- _Short problem_
Set down, exactly as written, the lines from the top of the data to the line that holds "from bokeh.core.properties import value", and omit the pictures.

- _Source material_
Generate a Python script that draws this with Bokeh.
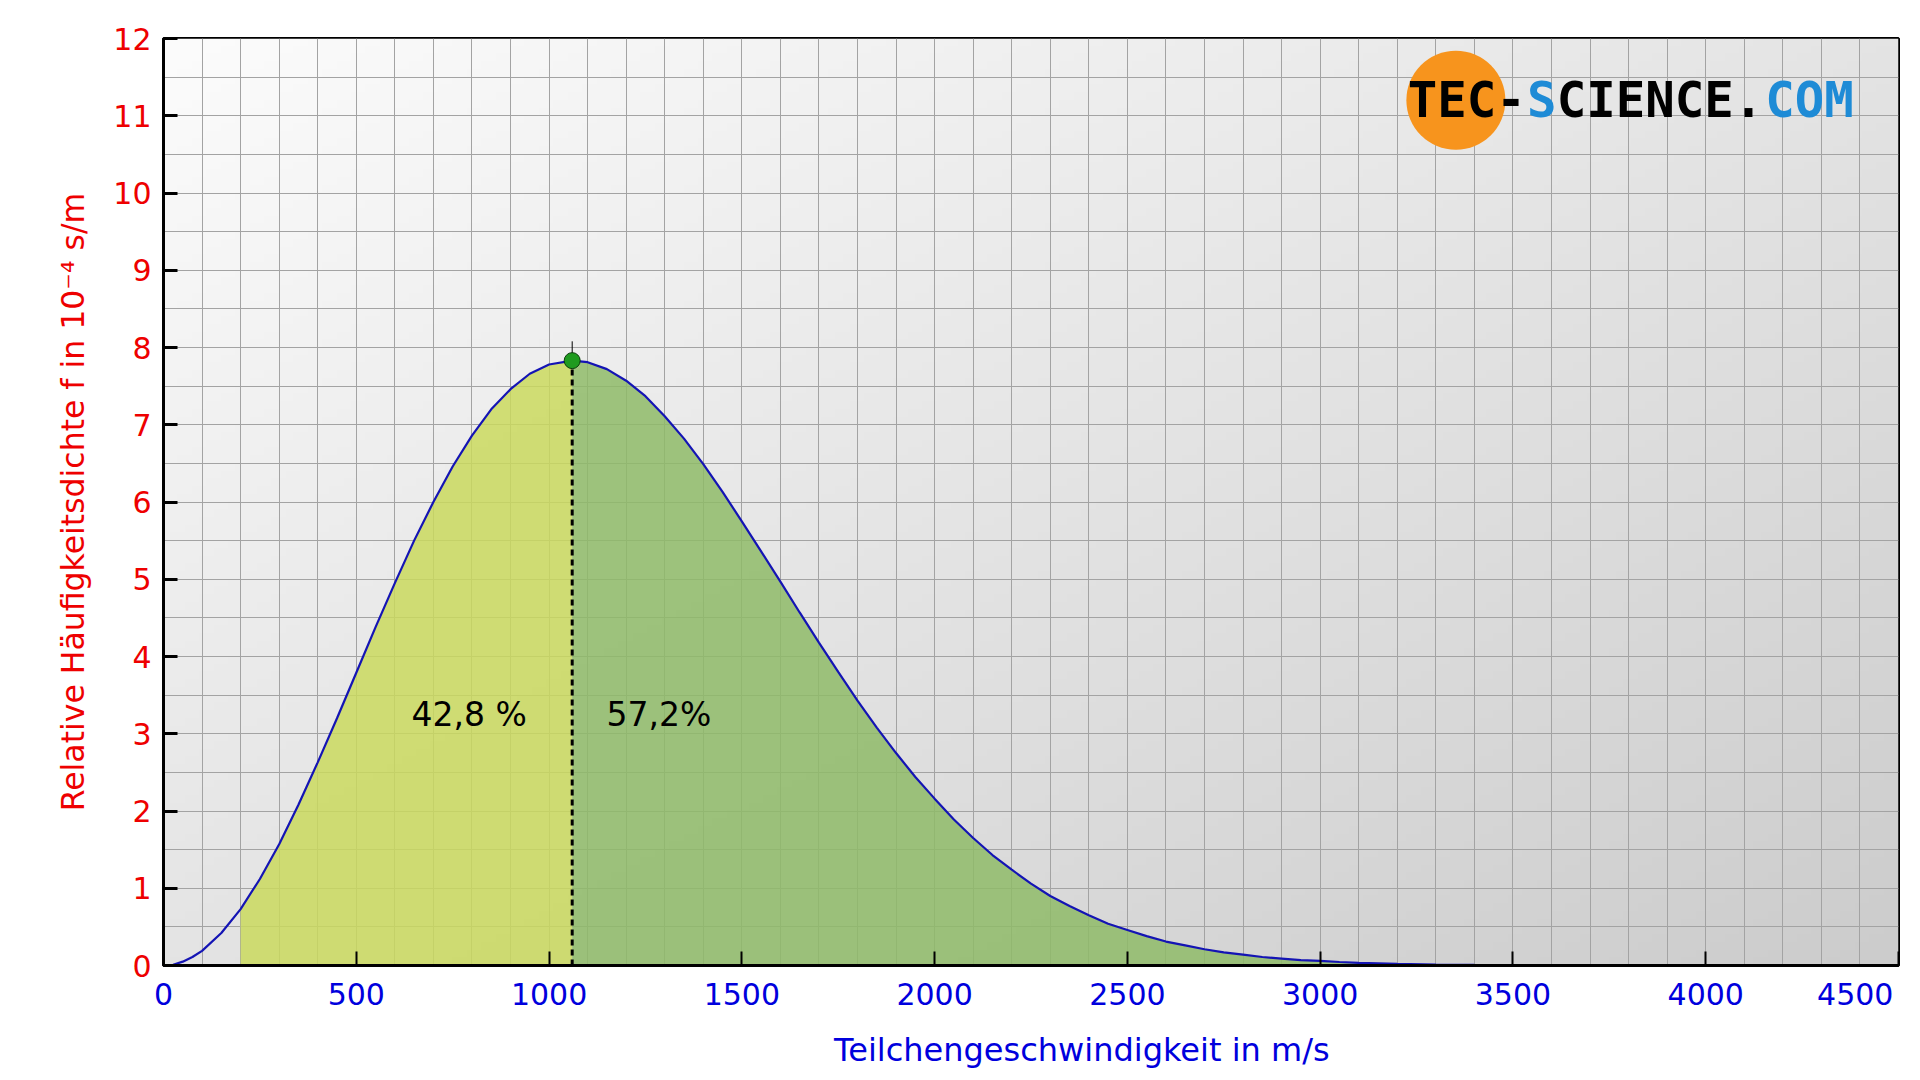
import numpy as np
from bokeh.plotting import figure
from bokeh.models import FixedTicker, Label, Range1d
from bokeh.embed import file_html
from bokeh.resources import INLINE
from bokeh.core.properties import value

# ---- data ----
speed = [0, 25, 50, 75, 100, 150, 200, 250, 300, 350, 400, 450, 500, 550, 600, 650, 700, 750,
         800, 850, 900, 950, 1000, 1060, 1100, 1150, 1200, 1250, 1300, 1350, 1400, 1450, 1500,
         1550, 1600, 1650, 1700, 1750, 1800, 1850, 1900, 1950, 2000, 2050, 2100, 2150, 2200,
         2250, 2300, 2350, 2400, 2450, 2500, 2550, 2600, 2650, 2700, 2750, 2800, 2850, 2900,
         2950, 3000, 3050, 3100, 3200, 3300, 3400, 3500, 3600]
density = [0.0, 0.01, 0.05, 0.11, 0.19, 0.42, 0.73, 1.12, 1.57, 2.08, 2.63, 3.20, 3.79, 4.38,
           4.95, 5.50, 6.00, 6.46, 6.86, 7.20, 7.46, 7.66, 7.78, 7.83, 7.81, 7.72, 7.57, 7.37,
           7.11, 6.82, 6.49, 6.13, 5.75, 5.36, 4.97, 4.57, 4.18, 3.80, 3.43, 3.08, 2.75, 2.44,
           2.16, 1.89, 1.65, 1.43, 1.24, 1.06, 0.90, 0.77, 0.65, 0.54, 0.46, 0.38, 0.31, 0.26,
           0.21, 0.17, 0.14, 0.11, 0.09, 0.07, 0.06, 0.045, 0.035, 0.02, 0.013, 0.007, 0.004, 0.0]
peak_speed = 1060
peak_density = 7.83
fill_start = 200
share_left = "42,8 %"
share_right = "57,2%"
x_ticks = [0, 500, 1000, 1500, 2000, 2500, 3000, 3500, 4000, 4500]
x_tick_labels = {4500: "4500\u00a0\u00a0"}
y_ticks = [0, 1, 2, 3, 4, 5, 6, 7, 8, 9, 10, 11, 12]
x_label = "\u00a0" * 10 + "Teilchengeschwindigkeit in m/s"
y_label = "Relative Häufigkeitsdichte f in 10⁻⁴ s/m"

FONT = "DejaVu Sans"
BLUE = "#0000dd"
RED = "#ee0000"

p = figure(width=1912, height=1072, x_range=Range1d(0, 4500), y_range=Range1d(0, 12),
           output_backend="svg", toolbar_location=None,
           min_border_left=163, min_border_right=14, min_border_top=38, min_border_bottom=107,
           background_fill_color="white", border_fill_color="white")

# gradient background of the plot area
nx, ny = 240, 120
u = np.linspace(0, 1, nx)[None, :]
v = np.linspace(0, 1, ny)[:, None]
t = (u + (1 - v)) / 2
g = np.clip(252 - 48 * t, 0, 255).astype(np.uint32)
img = (np.uint32(255) << 24) | (g << 16) | (g << 8) | g
p.image_rgba(image=[img], x=0, y=0, dw=4500, dh=12, level="image")

# grid
p.xgrid.ticker = FixedTicker(ticks=list(range(0, 4501, 100)))
p.ygrid.ticker = FixedTicker(ticks=[i * 0.5 for i in range(25)])
p.grid.grid_line_color = "#a3a3a3"
p.grid.grid_line_width = 1

# fills
sp = np.array(speed, dtype=float)
de = np.array(density, dtype=float)
lm = (sp >= fill_start) & (sp <= peak_speed)
rm = sp >= peak_speed
p.varea(x=sp[lm], y1=0, y2=de[lm], fill_color="#cad95e", fill_alpha=0.85)
p.varea(x=sp[rm], y1=0, y2=de[rm], fill_color="#8fbb68", fill_alpha=0.85)

# curve
p.line(speed, density, line_color="#1414b4", line_width=2.2)

# peak marker and dashed line
p.segment(x0=[peak_speed], y0=[0], x1=[peak_speed], y1=[peak_density],
          line_color="black", line_width=3, line_dash="6 4")
p.segment(x0=[peak_speed], y0=[peak_density], x1=[peak_speed], y1=[peak_density + 0.25],
          line_color="black", line_width=1)
p.scatter([peak_speed], [peak_density], size=16, fill_color="#1f9b1f", line_color="#0b3d0b")

# percentage texts
p.text(x=[793], y=[3.25], text=[share_left], text_font=value(FONT), text_font_size="33px",
       text_align="center", text_baseline="middle", text_color="black")
p.text(x=[1285], y=[3.25], text=[share_right], text_font=value(FONT), text_font_size="33px",
       text_align="center", text_baseline="middle", text_color="black")

# logo
p.scatter([3352], [11.2], size=99, fill_color="#f7941d", line_color=None)
logo_parts = [("TEC-", 0, "black"), ("S", 4, "#1e8bd6"), ("CIENCE.", 5, "black"), ("COM", 12, "#1e8bd6")]
adv = 29.8
for txt, idx, col in logo_parts:
    p.add_layout(Label(x=3227, y=11.2, x_offset=idx * adv, text=txt, text_color=col,
                       text_font="DejaVu Sans Mono", text_font_style="bold", text_font_size="49px",
                       text_baseline="middle", text_align="left"))

# axes
p.xaxis.ticker = FixedTicker(ticks=x_ticks)
p.xaxis.major_label_overrides = x_tick_labels
p.yaxis.ticker = FixedTicker(ticks=y_ticks)
for ax in (p.xaxis, p.yaxis):
    ax.axis_line_color = "black"
    ax.axis_line_width = 3
    ax.major_tick_line_color = "black"
    ax.major_tick_out = 0
    ax.major_tick_in = 14
    ax.minor_tick_line_color = None
    ax.major_label_text_font = FONT
    ax.major_label_text_font_size = "30px"
    ax.axis_label_text_font = FONT
    ax.axis_label_text_font_style = "normal"
p.xaxis.axis_label_text_font_size = "32px"
p.yaxis.axis_label_text_font_size = "31.5px"
p.xaxis.major_tick_line_width = 2
p.yaxis.major_tick_line_width = 3
p.xaxis.major_label_text_color = BLUE
p.xaxis.axis_label_text_color = BLUE
p.yaxis.major_label_text_color = RED
p.yaxis.axis_label_text_color = RED
p.xaxis.axis_label = x_label
p.yaxis.axis_label = y_label
p.xaxis.major_label_standoff = 11
p.xaxis.axis_label_standoff = 16
p.yaxis.major_label_standoff = 12
p.yaxis.axis_label_standoff = 19

p.outline_line_color = "black"
p.outline_line_width = 3
p.outline_line_alpha = 1

open("out.html", "w").write(file_html(p, INLINE))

- _Expected answer_
Generate a Python script that draws this with Bokeh.
import numpy as np
from bokeh.plotting import figure
from bokeh.models import FixedTicker, Label, Range1d
from bokeh.embed import file_html
from bokeh.resources import INLINE
from bokeh.core.properties import value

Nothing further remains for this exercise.